Mais, tout d'abord, il faut que je me présente : « Sherlock-Holmes, détective; dont Conan Doyle a raconté quelques opérations, votre serviteur. »

Le jeune Philippe, qui avait quatorze ans et demi, a été trouvé mourant dans un autocar public, où, au dire du chauffeur, il venait de se tirer un coup de revolver. La parole de ce chauffeur, comme celle de tout témoin respectable, mériterait créance si elle n'avait pas varié. Je veux bien croire une parole, mais à la condition qu'il n y ait qu'une parole. Quand il y en a deux, c'est-à-dire quand le témoin, après avoir donné une version, en donne une autre, je ne le crois plus, et je cherche ailleurs la vérité.

Or, voici deux témoignages du chauffeur :

En passant boulevard Magenta, j'ai entendu une détonation. Croyant qu'un de mes pneus venait d'éclater, j'ai stoppé et constaté aussitôt que du sang coulait sous les portières de ma voiture. Le jeune homme était assis, la tête ensanglantée, un revolver à ses pieds. (Déclaration du chauffeur Bajot, le 24 novembre 1923, au commissaire de police).
Boulevard Magenta, à la hauteur de la rue de Compiègne, j'al entendu, derrière moi, un bruit sec qui m'a fait croire qu'une de mes vitres était cassée. Je me suis retourné. J'ai aperçu mon voyageur assis dans le coin gauche du taxi. J'ai immédiatement garé ma voiture sur la droite et me suis arrêté. (Déposition du chauffeur Bajot, le 5 décembre 1923, devant le juge d'instruction.)

Ces deux versions étant différentes, je dois, selon la bonne doctrine de police et de justice, doctrine fondée sur l'expérience, non les rejeter toutes les deux, mais placer immédiatement l'auteur de ces deux versions en état de suspicion ; je dois me demander : « Quand s'est-il trompé ? ou quand a-t-il voulu me tromper ? » Et mon devoir est de chercher quelque autre témoignage qui me tirera de mon incertitude. Dans le cas Philippe Daudet-Bajot, voici un témoin, c'est un M. Zaffran, qui, comme Bajot, a « entendu une détonation » boulevard Magenta, le 24 novembre 1924. Zaffran fut invité à dire ce qu'il avait vu après la détonation, et il entra tout de suite en contradiction avec Bajot, le chauffeur.

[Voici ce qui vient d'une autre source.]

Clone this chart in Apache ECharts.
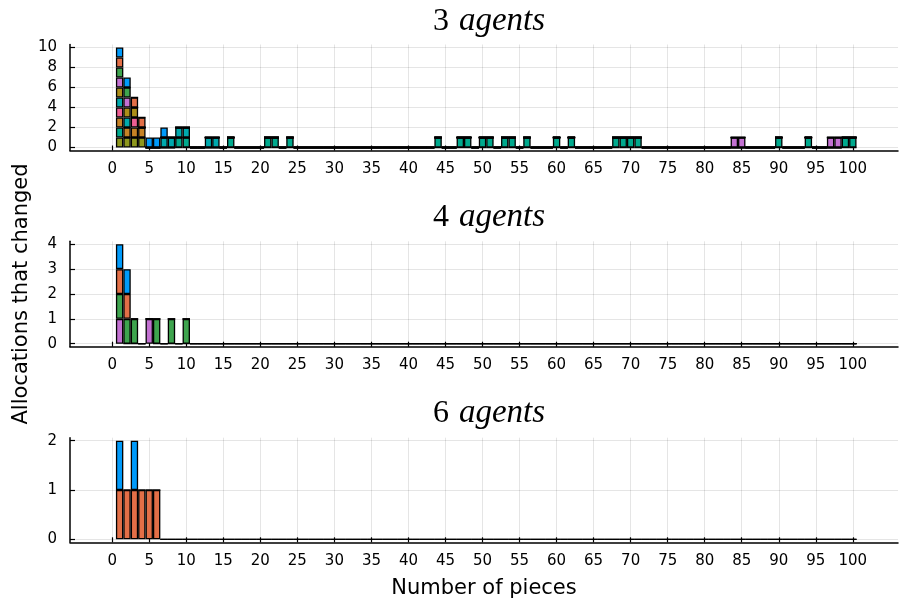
<!DOCTYPE html>
<html>
<head>
<meta charset="utf-8">
<script src="https://cdn.jsdelivr.net/npm/echarts@6/dist/echarts.min.js"></script>
<style>
  html, body { margin: 0; padding: 0; background: #ffffff; }
  #chart { width: 900px; height: 608px; }
</style>
</head>
<body>
<div id="chart"></div>
<script>
// Number of pieces on the horizontal axis (one bar slot per count)
const pieceCounts = Array.from({ length: 100 }, (_, i) => i + 1);
const xTicks = [0, 5, 10, 15, 20, 25, 30, 35, 40, 45, 50, 55, 60, 65, 70, 75, 80, 85, 90, 95, 100];

// Piece counts at which each allocation changed (one change each), 3 agents
const a3s1 = [1, 2, 5, 6, 7];
const a3s2 = [1, 3, 4];
const a3s3 = [1, 2];
const a3s4 = [1, 2, 84, 85, 97, 98];
const a3s5 = [1, 2, 3];
const a3s6 = [1, 2, 7, 8, 9, 10, 13, 14];
const a3s7 = [1, 3];
const a3s8 = [1, 2, 3, 4];
const a3s9 = [1, 9, 10, 16, 21, 22, 24, 44, 47, 48, 50, 51, 53, 54, 56, 60, 62, 68, 69, 70, 71, 90, 94, 99, 100];
const a3s10 = [1, 2, 3, 4];

// 4 agents
const a4s1 = [1, 2];
const a4s2 = [1, 2];
const a4s3 = [1, 2, 3, 6, 8, 10];
const a4s4 = [1, 5];

// 6 agents
const a6s1 = [1, 3];
const a6s2 = [1, 2, 3, 4, 5, 6];

const yTicks3 = [0, 2, 4, 6, 8, 10];
const yTicks4 = [0, 1, 2, 3, 4];
const yTicks6 = [0, 1, 2];

const titles = ['3', '4', '6'];

// Plots.jl default palette
const palette = ['#009AFA', '#E36F47', '#3EA44E', '#C371D2', '#AC8E18',
                 '#00A9AD', '#ED5E93', '#C68225', '#00A98D', '#8E971D'];

const panels = [
  { series: [a3s1, a3s2, a3s3, a3s4, a3s5, a3s6, a3s7, a3s8, a3s9, a3s10], ticks: yTicks3, yRange: [-0.3, 10.3] },
  { series: [a4s1, a4s2, a4s3, a4s4], ticks: yTicks4, yRange: [-0.12, 4.12] },
  { series: [a6s1, a6s2], ticks: yTicks6, yRange: [-0.06, 2.06] }
];

// Layout
const W = 900;
const gridLeft = 70, gridRight = 2;
const gridTops = [44.5, 241.3, 437.7];
const gridHeights = [106, 105.4, 104.6];
const titleCenters = [18, 214, 410];
const xMin = -5.7, xMax = 106.1;
const pxPerUnit = (W - gridLeft - gridRight) / (xMax - xMin);
const barW = pxPerUnit; // bars are one unit wide

const tickFont = { fontFamily: 'DejaVu Sans', fontSize: 15, color: '#000' };

const option = {
  backgroundColor: '#ffffff',
  animation: false,
  title: titles.map((n, i) => ({
    text: '{n|' + n + '}{i|agents}',
    left: (gridLeft + (W - gridRight)) / 2,
    textAlign: 'center',
    top: titleCenters[i] - 18,
    textStyle: {
      fontWeight: 'normal',
      rich: {
        n: { fontFamily: 'Liberation Serif', fontWeight: 'normal', fontSize: 32, color: '#000', padding: [0, 10, 0, 0] },
        i: { fontFamily: 'Liberation Serif', fontWeight: 'normal', fontStyle: 'italic', fontSize: 33, color: '#000' }
      }
    }
  })),
  grid: panels.map((p, i) => ({
    left: gridLeft, right: gridRight, top: gridTops[i], height: gridHeights[i],
    containLabel: false
  })),
  xAxis: panels.map((p, i) => ({
    type: 'value',
    gridIndex: i,
    min: xMin,
    max: xMax,
    name: i === 2 ? 'Number of pieces' : '',
    nameLocation: 'middle',
    nameGap: 36,
    nameTextStyle: { fontFamily: 'DejaVu Sans', fontSize: 21, color: '#000' },
    axisLine: { show: true, onZero: false, lineStyle: { color: '#000', width: 1.5 } },
    axisTick: { show: true, inside: true, length: 5, customValues: xTicks, lineStyle: { color: '#000', width: 1.2 } },
    axisLabel: Object.assign({ show: true, margin: 11, customValues: xTicks }, tickFont),
    splitLine: { show: true, lineStyle: { color: 'rgba(0,0,0,0.1)', width: 1 } }
  })),
  yAxis: panels.map((p, i) => ({
    type: 'value',
    gridIndex: i,
    min: p.yRange[0],
    max: p.yRange[1],
    name: i === 1 ? 'Allocations that changed' : '',
    nameLocation: 'middle',
    nameGap: 38,
    nameTextStyle: { fontFamily: 'DejaVu Sans', fontSize: 21, color: '#000' },
    axisLine: { show: true, onZero: false, lineStyle: { color: '#000', width: 1.5 } },
    axisTick: { show: true, inside: true, length: 5, customValues: p.ticks, lineStyle: { color: '#000', width: 1.2 } },
    axisLabel: Object.assign({ show: true, margin: 13, customValues: p.ticks }, tickFont),
    splitLine: { show: true, lineStyle: { color: 'rgba(0,0,0,0.1)', width: 1 } }
  })),
  series: []
};

// Stack bars so that the first series of each panel sits on top.
// Rows are [count, pieces]; the count comes first so it is the stacked dimension.
panels.forEach((p, i) => {
  for (let s = p.series.length - 1; s >= 0; s--) {
    const hits = p.series[s];
    option.series.push({
      type: 'bar',
      xAxisIndex: i,
      yAxisIndex: i,
      stack: 'panel' + i,
      barWidth: barW,
      encode: { x: 1, y: 0 },
      itemStyle: { color: palette[s], borderColor: '#000', borderWidth: 1.3 },
      emphasis: { disabled: true },
      data: pieceCounts.map(n => [hits.includes(n) ? 1 : 0, n])
    });
  }
});

const chart = echarts.init(document.getElementById('chart'), null, { renderer: 'canvas' });
chart.setOption(option);
</script>
</body>
</html>
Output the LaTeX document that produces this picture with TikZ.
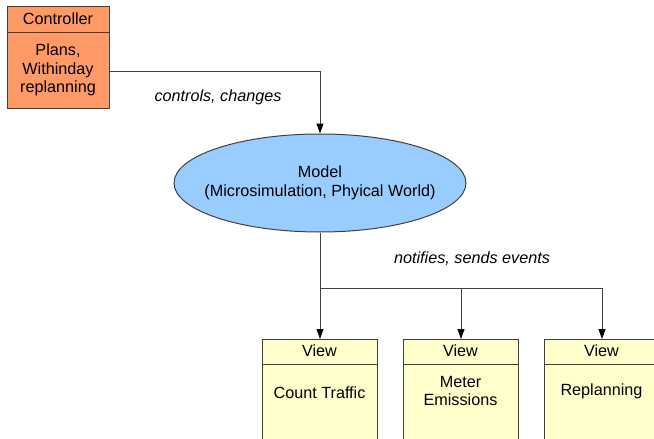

Il a vu Bajot descendre, examiner des pneus, ouvrir la porte, reculer, la refermer et aller prévenir les agents. (Déposition de Zaffran, en janvier 1924).
Contrairement à ce que dit le témoin, je n'ai pas regardé mes pneus et je n'ai pas ouvert la portière. J'avais vu, en me retournant, ce qui s'était passé. Aussitôt après ma descente, ayant aperçu un agent, je lui ai fait signe, allant de son côté. Il m'a rejoint. Nous sommes revenus vers le taxi et j'ai ouvert la portière pour la première fois. (Déposition de Bajot, en janvier 1924).

Dans sa confrontation avec Zaffran, qui décrit le manège de Bajot après la détonation, comme Bajot l'avait décrit lui-même le premier jour, Bajot se dément donc lui-même. Le 24 novembre, il avait dit : « J'ai ouvert ma portière » ; en janvier, il dit : « Je n'ai pas ouvert la portière ». Il est vrai qu'entre la déclaration de novembre et la déposition en confrontation de janvier, Bajot a produit la seconde version du 5 décembre d'après laquelle, ayant entendu le coup de feu, il s'est seulement retourné et — pas curieux — n'a pas ouvert sa portière avant d'aller au-devant de l'agent.

Le témoin Zaffran ne veut pas démordre de son récit et le chauffeur aussi persiste dans le démenti qu'il s'est donné à soi-même.

Je suis certain que vous avez ouvert la portière en descendant de votre siège. (Déposition de Zaffran, janvier 1924.)
Je ne me rappelle pas du tout avoir ouvert ma portière. Quand je m'étais retourné, j'avais vu le spectacle et je n'avais pas besoin de le voir une seconde fois avant d'aller chercher les agents. (Déposition de Bajot, janvier 1924.)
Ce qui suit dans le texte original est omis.